Cette montée en pression se passe avec la participation directe de la Turquie. Les États d'Asie centrale ont accusé à plusieurs reprises Ankara de préparer des islamistes radicaux. En outre, certains des pays de la région ont été contraints d'interdire à leurs citoyens d’étudier dans certaines institutions religieuses de Turquie. Cela est arrivé parce que dans ces pays, il avait été vu l’émergence de sentiments islamiques radicaux après leur retour au pays.

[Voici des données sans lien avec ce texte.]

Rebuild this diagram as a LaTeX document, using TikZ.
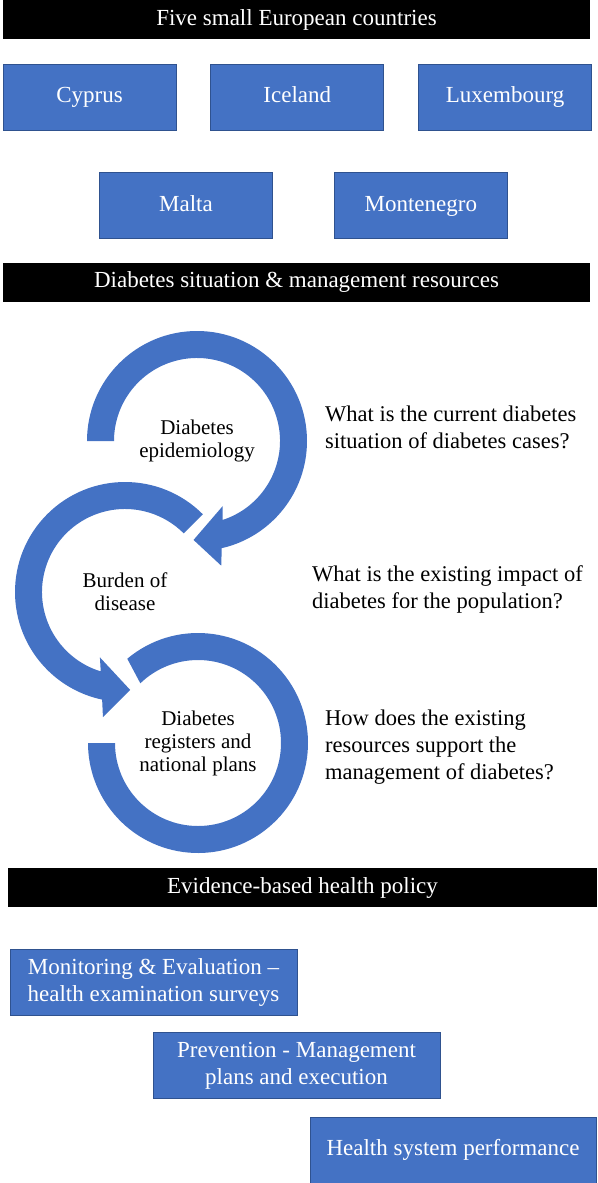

Plusieurs milliards de revenus du transit de l'héroïne alimentent les intérêts d'Ankara. C’est peut-être pourquoi la Turquie a fait une offre à l'EIIL, qui commence une lutte active contre les talibans en capturant progressivement leurs territoires d'influence.

En fait, aujourd'hui, la Turquie est une forteresse cachée pour les terroristes. Même si Ankara travaille sous pression et comme un intermédiaire pour les intérêts occidentaux.

L’activation de l'EI en Asie centrale, avec l'appui indirect d'Ankara et de l'Arabie saoudite a un but direct qui est de saper l'arc d'instabilité dans la région de la Caspienne. Le client final de tout ceci peut être Washington, avec son aversion anti-russe. (La Turquie est un allié politique de Washington et elle a adopté une position pro-occidentale par rapport à la Crimée qui a rejoint la Fédération de Russie). Il y a sept ans, Washington a fait pression sur certaines révolutions de couleur dans cette zone. Cependant, avec le soutien de Moscou, la région pourrait y résister. Mais c’est une chose de s’opposer aux tentatives politiques d'influence, c’en est une autre chose de s’opposer aux mercenaires.

Il se trouve que par l'intermédiaire d'Ankara et de l'Arabie Saoudite, il a été créé une force qui est intéressée à la déstabilisation de la situation dans la région. En échange, il a peut-être été promis à la Turquie un soutien politique et l'adhésion attendue depuis longtemps dans l'UE, ainsi que l'expansion des limites de son influence politique et beaucoup d'avantages économiques.

Quoi qu'il en soit, aujourd'hui, dans le Moyen-Orient, quelque chose a commencé, que beaucoup de gens appellent la «troisième guerre mondiale». Elle implique directement ou indirectement la majorité des pays sur trois continents.